GIVEN TASK: Return each line holding the string "with".

RECORDED INFORMATION:
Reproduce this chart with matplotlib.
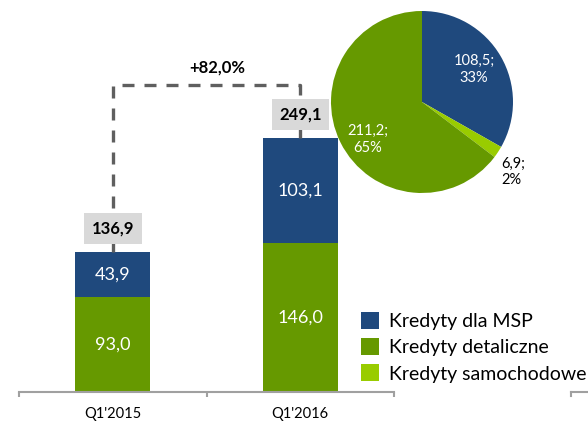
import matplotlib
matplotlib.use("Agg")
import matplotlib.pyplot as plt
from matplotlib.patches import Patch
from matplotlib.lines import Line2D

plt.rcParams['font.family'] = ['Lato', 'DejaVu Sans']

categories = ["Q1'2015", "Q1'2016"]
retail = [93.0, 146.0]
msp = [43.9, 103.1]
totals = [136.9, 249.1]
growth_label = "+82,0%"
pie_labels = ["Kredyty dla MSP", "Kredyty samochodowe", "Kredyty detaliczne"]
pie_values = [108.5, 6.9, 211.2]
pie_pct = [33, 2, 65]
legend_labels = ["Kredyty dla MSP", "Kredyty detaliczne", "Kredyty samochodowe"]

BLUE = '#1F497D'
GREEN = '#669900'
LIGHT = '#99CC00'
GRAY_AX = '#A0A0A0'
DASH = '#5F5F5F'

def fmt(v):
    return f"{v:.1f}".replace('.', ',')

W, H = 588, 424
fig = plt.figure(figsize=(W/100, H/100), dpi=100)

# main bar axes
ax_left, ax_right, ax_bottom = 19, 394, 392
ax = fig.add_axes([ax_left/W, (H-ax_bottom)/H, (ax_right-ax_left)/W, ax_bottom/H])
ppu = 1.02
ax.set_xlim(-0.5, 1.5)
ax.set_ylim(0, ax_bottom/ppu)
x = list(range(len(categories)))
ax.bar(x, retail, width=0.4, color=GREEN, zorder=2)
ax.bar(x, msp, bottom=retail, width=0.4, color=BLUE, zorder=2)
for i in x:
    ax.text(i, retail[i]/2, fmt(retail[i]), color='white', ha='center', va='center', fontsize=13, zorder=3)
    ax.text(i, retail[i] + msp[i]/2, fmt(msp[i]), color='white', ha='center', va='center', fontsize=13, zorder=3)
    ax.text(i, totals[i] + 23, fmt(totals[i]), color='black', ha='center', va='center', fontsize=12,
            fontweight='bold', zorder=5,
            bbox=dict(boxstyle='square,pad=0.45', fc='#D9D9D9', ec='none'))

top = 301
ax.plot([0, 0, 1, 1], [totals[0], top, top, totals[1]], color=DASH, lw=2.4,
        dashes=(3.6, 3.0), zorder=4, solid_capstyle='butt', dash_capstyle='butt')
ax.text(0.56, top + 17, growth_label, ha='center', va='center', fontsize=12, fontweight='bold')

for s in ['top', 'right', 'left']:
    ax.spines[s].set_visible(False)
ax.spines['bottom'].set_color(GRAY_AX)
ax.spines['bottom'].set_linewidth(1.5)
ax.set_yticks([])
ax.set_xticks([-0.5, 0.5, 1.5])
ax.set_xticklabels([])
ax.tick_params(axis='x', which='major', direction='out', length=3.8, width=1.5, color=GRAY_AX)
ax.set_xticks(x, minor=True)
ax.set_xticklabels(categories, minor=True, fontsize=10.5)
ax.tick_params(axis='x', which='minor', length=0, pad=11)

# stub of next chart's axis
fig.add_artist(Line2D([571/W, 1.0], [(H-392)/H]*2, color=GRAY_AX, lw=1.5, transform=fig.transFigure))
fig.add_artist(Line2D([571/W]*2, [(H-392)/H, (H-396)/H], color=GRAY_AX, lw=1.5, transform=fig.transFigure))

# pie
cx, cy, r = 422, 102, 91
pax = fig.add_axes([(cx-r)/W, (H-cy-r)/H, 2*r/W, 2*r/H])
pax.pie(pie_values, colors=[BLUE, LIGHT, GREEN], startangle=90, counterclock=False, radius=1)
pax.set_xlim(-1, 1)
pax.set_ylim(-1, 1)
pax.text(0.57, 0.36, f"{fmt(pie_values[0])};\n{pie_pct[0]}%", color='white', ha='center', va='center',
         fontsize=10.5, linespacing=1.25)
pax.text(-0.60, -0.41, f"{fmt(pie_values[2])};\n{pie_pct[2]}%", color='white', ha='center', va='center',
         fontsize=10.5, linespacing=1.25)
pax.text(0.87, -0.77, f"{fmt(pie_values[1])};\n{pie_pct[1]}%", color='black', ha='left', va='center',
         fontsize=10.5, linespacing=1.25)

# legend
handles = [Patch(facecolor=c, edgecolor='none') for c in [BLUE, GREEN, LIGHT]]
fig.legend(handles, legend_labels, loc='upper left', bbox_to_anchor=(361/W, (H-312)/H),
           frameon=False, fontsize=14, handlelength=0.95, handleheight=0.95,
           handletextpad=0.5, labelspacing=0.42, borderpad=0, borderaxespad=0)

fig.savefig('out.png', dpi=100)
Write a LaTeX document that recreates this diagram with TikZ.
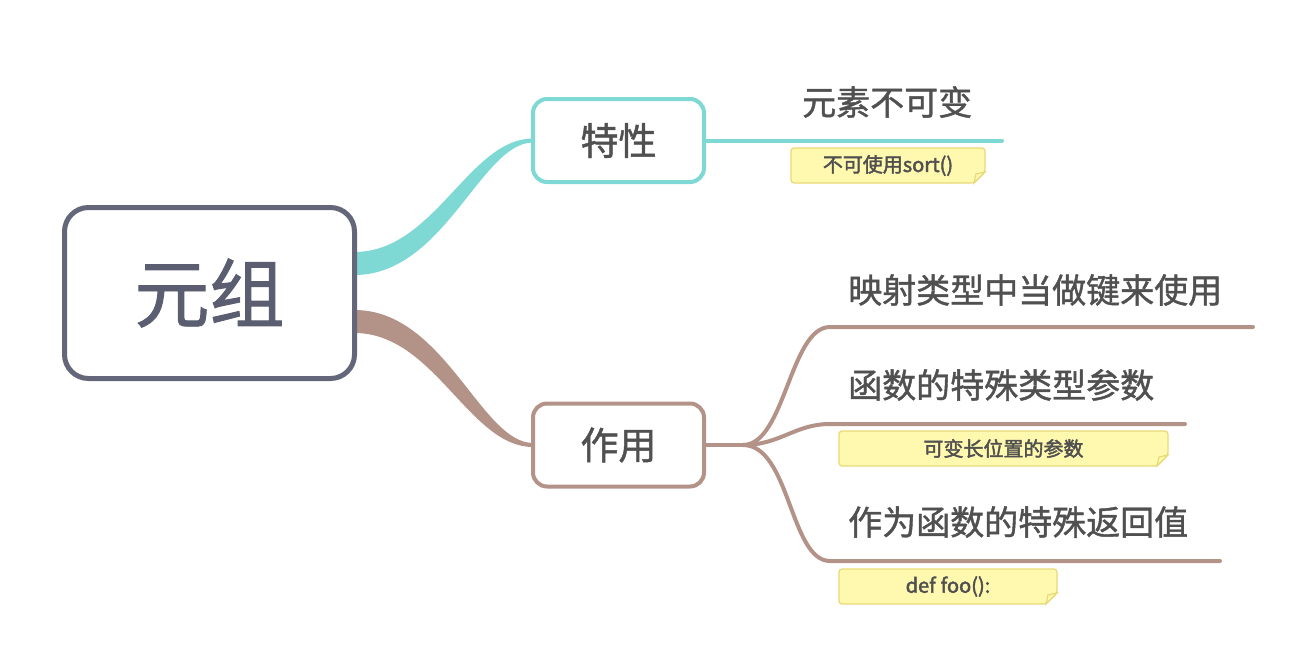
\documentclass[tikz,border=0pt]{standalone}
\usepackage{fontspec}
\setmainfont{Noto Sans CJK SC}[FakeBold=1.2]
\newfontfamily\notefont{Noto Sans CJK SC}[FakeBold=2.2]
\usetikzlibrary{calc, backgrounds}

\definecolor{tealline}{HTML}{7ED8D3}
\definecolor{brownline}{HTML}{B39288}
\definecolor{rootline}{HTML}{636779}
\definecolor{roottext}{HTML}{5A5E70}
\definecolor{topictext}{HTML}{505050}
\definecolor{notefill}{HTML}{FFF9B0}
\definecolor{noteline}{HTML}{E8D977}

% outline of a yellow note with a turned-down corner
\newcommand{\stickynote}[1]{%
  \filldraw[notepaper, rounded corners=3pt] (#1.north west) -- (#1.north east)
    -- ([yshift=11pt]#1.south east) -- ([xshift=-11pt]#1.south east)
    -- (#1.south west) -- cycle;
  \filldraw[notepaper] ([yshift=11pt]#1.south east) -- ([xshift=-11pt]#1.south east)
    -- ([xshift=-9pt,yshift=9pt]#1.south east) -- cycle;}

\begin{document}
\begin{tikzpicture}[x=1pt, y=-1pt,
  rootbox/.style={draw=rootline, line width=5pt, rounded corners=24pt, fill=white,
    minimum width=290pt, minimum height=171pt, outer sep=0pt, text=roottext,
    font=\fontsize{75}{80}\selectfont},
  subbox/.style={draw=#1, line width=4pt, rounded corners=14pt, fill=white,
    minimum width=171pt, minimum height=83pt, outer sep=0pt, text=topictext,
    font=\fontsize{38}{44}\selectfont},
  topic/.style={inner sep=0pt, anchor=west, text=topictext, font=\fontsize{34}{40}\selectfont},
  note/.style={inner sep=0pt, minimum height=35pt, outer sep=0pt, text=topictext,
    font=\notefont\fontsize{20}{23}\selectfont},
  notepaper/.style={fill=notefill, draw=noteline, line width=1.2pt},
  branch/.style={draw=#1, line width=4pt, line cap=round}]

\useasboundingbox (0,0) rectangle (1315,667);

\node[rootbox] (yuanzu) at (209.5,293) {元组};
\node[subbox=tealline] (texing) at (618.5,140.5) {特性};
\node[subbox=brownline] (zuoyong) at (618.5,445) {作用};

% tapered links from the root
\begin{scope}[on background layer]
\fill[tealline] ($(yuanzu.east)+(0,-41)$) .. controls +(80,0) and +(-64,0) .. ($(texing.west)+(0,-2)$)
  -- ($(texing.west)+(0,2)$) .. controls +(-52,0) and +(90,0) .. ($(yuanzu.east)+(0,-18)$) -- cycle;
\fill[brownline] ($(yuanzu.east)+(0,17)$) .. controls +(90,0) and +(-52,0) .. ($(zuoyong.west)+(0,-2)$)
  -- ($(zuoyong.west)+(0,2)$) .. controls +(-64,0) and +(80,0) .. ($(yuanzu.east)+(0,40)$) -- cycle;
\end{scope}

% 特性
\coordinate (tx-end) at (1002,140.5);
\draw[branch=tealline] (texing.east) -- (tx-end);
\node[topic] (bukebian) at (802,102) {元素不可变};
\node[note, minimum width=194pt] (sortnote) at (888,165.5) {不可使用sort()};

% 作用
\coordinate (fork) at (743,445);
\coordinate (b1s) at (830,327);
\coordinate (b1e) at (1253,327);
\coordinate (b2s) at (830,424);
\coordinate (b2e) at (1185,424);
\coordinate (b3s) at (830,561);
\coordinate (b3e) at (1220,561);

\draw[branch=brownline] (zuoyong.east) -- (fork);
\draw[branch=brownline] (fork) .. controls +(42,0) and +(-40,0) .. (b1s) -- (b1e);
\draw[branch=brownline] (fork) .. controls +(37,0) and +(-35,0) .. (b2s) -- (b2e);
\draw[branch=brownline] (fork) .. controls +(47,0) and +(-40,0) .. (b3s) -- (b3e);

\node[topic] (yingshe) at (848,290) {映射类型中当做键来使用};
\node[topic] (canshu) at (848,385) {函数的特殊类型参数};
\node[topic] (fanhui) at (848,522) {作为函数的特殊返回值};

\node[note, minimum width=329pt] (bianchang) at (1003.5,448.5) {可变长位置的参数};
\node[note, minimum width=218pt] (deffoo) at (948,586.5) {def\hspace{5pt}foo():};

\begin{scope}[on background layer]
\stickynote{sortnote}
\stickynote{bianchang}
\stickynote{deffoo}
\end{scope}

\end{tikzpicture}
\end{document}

SOLUTION TO THIS PROBLEM:
Reproduce this chart with matplotlib.
Write a LaTeX document that recreates this diagram with TikZ.
% outline of a yellow note with a turned-down corner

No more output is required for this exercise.